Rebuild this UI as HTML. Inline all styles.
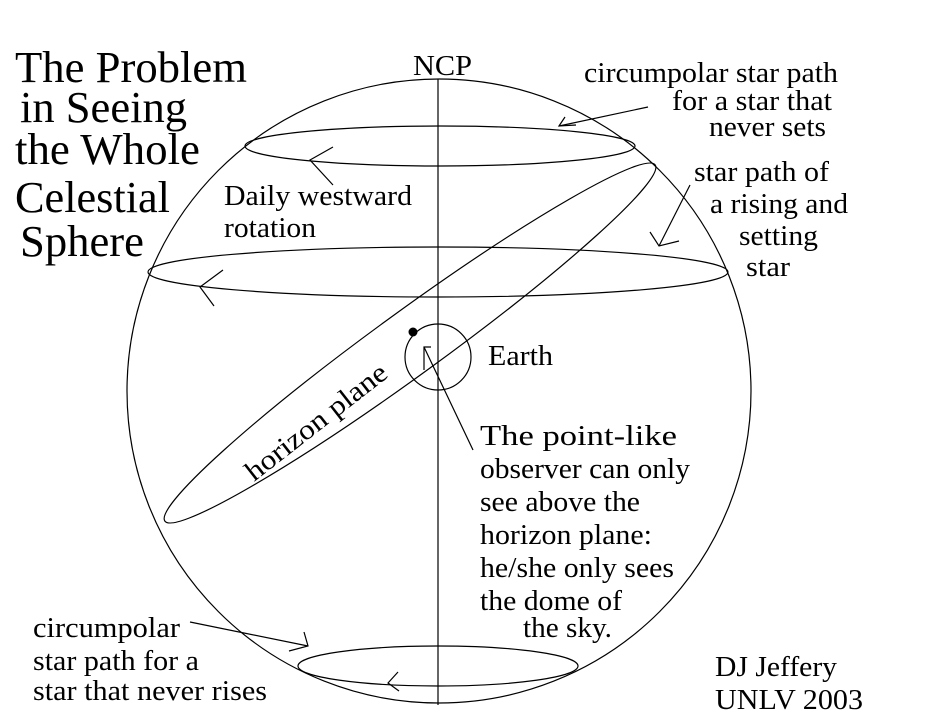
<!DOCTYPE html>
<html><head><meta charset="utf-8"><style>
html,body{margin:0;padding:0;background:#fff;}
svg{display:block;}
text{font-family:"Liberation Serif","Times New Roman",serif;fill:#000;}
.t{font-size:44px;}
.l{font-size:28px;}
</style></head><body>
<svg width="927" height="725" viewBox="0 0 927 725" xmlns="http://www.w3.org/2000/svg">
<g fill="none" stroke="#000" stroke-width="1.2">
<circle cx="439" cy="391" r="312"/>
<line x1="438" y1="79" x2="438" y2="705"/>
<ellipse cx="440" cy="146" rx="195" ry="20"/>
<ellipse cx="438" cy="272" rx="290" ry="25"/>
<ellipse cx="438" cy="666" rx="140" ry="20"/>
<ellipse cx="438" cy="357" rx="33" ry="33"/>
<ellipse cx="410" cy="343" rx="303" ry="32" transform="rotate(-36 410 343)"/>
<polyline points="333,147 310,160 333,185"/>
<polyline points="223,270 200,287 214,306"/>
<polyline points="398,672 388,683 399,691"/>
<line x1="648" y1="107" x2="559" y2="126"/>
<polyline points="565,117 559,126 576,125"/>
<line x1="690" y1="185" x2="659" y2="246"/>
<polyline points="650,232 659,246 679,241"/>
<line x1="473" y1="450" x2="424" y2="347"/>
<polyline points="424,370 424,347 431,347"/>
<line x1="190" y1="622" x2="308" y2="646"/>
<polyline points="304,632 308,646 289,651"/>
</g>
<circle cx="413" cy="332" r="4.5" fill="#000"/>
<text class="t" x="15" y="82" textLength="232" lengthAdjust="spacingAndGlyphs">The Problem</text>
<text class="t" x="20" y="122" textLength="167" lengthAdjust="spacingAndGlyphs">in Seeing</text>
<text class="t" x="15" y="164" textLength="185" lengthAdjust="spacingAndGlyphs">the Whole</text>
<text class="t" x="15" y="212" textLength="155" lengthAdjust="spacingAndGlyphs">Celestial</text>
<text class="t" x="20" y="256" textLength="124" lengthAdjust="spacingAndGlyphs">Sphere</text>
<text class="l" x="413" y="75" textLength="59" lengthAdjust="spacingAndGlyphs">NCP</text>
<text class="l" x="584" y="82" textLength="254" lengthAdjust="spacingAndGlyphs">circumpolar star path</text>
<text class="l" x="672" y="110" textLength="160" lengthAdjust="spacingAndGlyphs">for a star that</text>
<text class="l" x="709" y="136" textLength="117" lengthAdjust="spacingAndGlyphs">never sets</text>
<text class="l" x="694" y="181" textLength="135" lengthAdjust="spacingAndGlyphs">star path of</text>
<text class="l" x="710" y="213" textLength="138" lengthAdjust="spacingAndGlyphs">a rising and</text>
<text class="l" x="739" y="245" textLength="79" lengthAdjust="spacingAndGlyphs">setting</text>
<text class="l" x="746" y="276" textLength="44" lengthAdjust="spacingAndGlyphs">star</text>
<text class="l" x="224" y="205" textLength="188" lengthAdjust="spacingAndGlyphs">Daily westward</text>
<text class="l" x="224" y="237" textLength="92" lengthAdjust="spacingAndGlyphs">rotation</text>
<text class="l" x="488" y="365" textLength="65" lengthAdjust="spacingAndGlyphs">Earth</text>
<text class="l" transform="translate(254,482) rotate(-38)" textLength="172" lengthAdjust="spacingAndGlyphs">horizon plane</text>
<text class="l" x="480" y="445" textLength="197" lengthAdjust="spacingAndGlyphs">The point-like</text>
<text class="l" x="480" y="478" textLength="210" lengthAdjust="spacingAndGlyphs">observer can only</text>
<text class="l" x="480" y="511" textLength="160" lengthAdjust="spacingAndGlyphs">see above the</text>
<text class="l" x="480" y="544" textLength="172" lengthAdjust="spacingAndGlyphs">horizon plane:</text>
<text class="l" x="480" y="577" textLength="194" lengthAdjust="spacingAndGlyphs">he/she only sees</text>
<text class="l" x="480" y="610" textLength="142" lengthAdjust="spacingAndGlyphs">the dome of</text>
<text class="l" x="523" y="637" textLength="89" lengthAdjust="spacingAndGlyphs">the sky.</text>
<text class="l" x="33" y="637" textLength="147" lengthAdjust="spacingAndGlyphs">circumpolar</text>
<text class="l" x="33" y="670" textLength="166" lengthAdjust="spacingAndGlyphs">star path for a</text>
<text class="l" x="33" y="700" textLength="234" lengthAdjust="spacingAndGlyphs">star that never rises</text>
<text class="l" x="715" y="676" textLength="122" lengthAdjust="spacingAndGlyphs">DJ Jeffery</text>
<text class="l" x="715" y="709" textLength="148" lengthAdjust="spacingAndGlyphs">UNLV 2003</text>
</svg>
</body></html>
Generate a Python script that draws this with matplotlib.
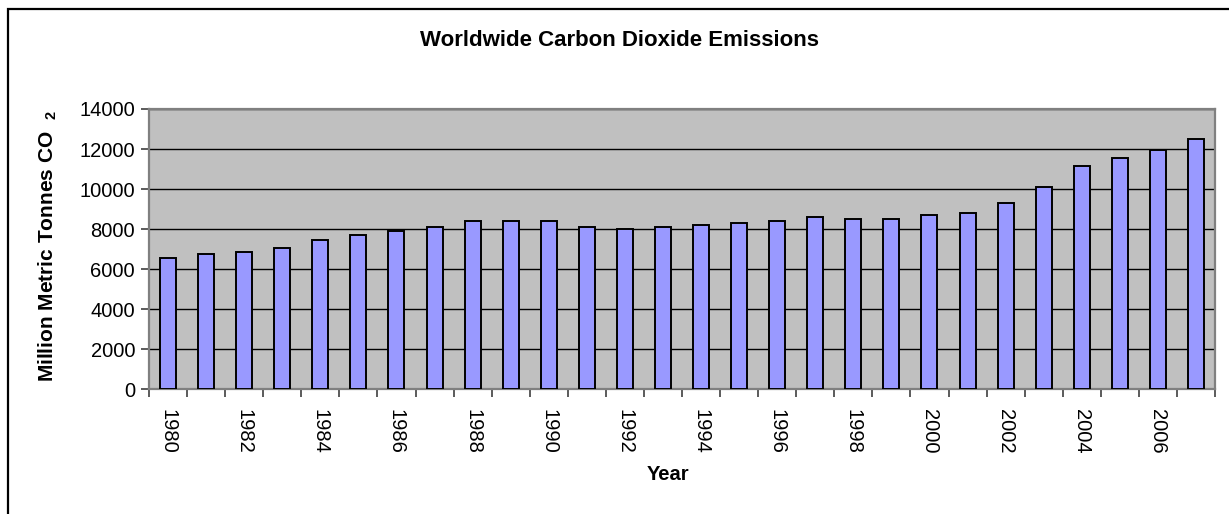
◆ ◆ ◆ ◆ ◆ ◆ ◆
• WORK TO COMPLETE: Pick out every line holding the string "that" and return it.

• RESULT OF THIS EXERCISE:
<text class="l" x="672" y="110" textLength="160" lengthAdjust="spacingAndGlyphs">for a star that</text>
<text class="l" x="33" y="700" textLength="234" lengthAdjust="spacingAndGlyphs">star that never rises</text>
Generate a Python script that draws this with matplotlib.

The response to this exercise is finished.